#### Stated exercise
Reproduce every line of the material below, but drop the pictures.

#### Information supplied
⟨

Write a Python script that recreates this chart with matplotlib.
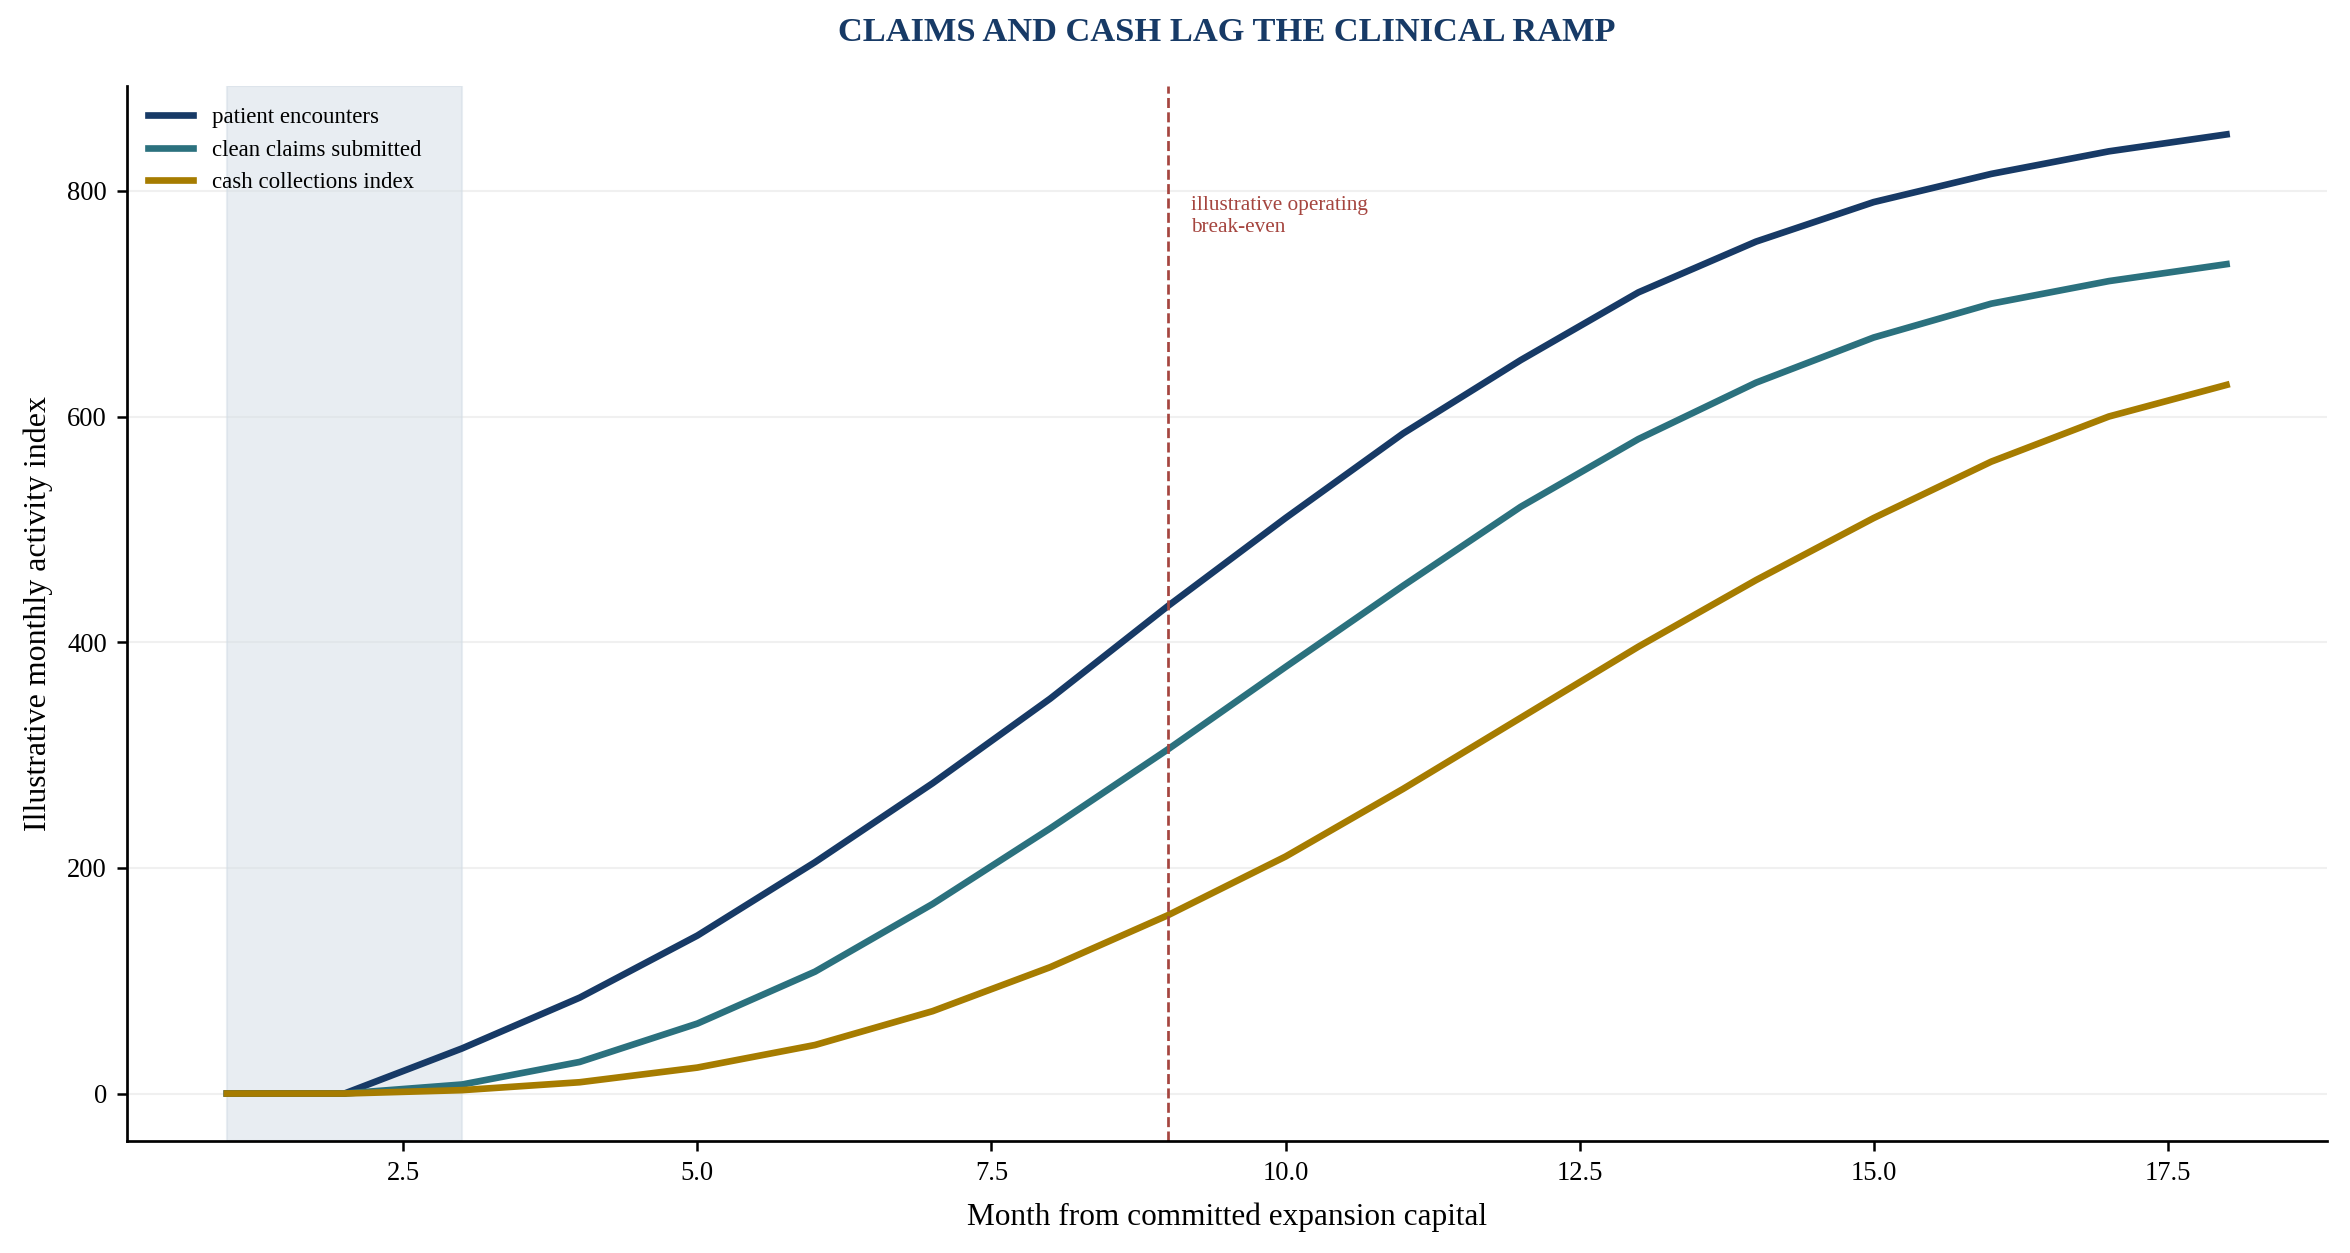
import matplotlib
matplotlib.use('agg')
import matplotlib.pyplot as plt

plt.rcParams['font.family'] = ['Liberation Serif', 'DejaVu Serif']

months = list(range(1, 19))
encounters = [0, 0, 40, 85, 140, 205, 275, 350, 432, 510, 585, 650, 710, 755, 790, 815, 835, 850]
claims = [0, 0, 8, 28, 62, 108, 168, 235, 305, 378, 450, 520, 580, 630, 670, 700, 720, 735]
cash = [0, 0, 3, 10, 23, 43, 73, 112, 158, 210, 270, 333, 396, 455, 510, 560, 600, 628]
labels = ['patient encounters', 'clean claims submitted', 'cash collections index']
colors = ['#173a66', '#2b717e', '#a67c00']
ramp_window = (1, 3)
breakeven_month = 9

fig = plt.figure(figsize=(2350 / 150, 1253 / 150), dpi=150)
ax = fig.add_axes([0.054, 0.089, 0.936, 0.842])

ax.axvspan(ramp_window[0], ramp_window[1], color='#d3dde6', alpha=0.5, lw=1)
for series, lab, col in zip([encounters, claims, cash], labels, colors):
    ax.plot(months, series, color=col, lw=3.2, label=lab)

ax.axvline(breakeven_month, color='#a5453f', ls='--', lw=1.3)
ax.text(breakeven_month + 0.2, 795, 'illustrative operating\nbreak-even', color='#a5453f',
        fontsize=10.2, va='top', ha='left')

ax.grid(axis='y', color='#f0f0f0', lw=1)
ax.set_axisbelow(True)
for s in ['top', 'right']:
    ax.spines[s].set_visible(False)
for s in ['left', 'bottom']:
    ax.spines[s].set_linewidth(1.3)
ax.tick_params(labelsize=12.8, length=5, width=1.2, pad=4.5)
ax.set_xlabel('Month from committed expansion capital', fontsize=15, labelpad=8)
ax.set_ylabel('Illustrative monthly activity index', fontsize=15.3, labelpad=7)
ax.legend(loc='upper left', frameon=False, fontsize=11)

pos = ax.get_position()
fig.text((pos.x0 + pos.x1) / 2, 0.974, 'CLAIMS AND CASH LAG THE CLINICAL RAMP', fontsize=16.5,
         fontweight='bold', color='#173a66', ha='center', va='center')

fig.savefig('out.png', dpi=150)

⟩

#### Solution for this exercise
Write a Python script that recreates this chart with matplotlib.
import matplotlib
matplotlib.use('agg')
import matplotlib.pyplot as plt

plt.rcParams['font.family'] = ['Liberation Serif', 'DejaVu Serif']

months = list(range(1, 19))
encounters = [0, 0, 40, 85, 140, 205, 275, 350, 432, 510, 585, 650, 710, 755, 790, 815, 835, 850]
claims = [0, 0, 8, 28, 62, 108, 168, 235, 305, 378, 450, 520, 580, 630, 670, 700, 720, 735]
cash = [0, 0, 3, 10, 23, 43, 73, 112, 158, 210, 270, 333, 396, 455, 510, 560, 600, 628]
labels = ['patient encounters', 'clean claims submitted', 'cash collections index']
colors = ['#173a66', '#2b717e', '#a67c00']
ramp_window = (1, 3)
breakeven_month = 9

fig = plt.figure(figsize=(2350 / 150, 1253 / 150), dpi=150)
ax = fig.add_axes([0.054, 0.089, 0.936, 0.842])

ax.axvspan(ramp_window[0], ramp_window[1], color='#d3dde6', alpha=0.5, lw=1)
for series, lab, col in zip([encounters, claims, cash], labels, colors):
    ax.plot(months, series, color=col, lw=3.2, label=lab)

ax.axvline(breakeven_month, color='#a5453f', ls='--', lw=1.3)
ax.text(breakeven_month + 0.2, 795, 'illustrative operating\nbreak-even', color='#a5453f',
        fontsize=10.2, va='top', ha='left')

ax.grid(axis='y', color='#f0f0f0', lw=1)
ax.set_axisbelow(True)
for s in ['top', 'right']:
    ax.spines[s].set_visible(False)
for s in ['left', 'bottom']:
    ax.spines[s].set_linewidth(1.3)
ax.tick_params(labelsize=12.8, length=5, width=1.2, pad=4.5)
ax.set_xlabel('Month from committed expansion capital', fontsize=15, labelpad=8)
ax.set_ylabel('Illustrative monthly activity index', fontsize=15.3, labelpad=7)
ax.legend(loc='upper left', frameon=False, fontsize=11)

pos = ax.get_position()
fig.text((pos.x0 + pos.x1) / 2, 0.974, 'CLAIMS AND CASH LAG THE CLINICAL RAMP', fontsize=16.5,
         fontweight='bold', color='#173a66', ha='center', va='center')

fig.savefig('out.png', dpi=150)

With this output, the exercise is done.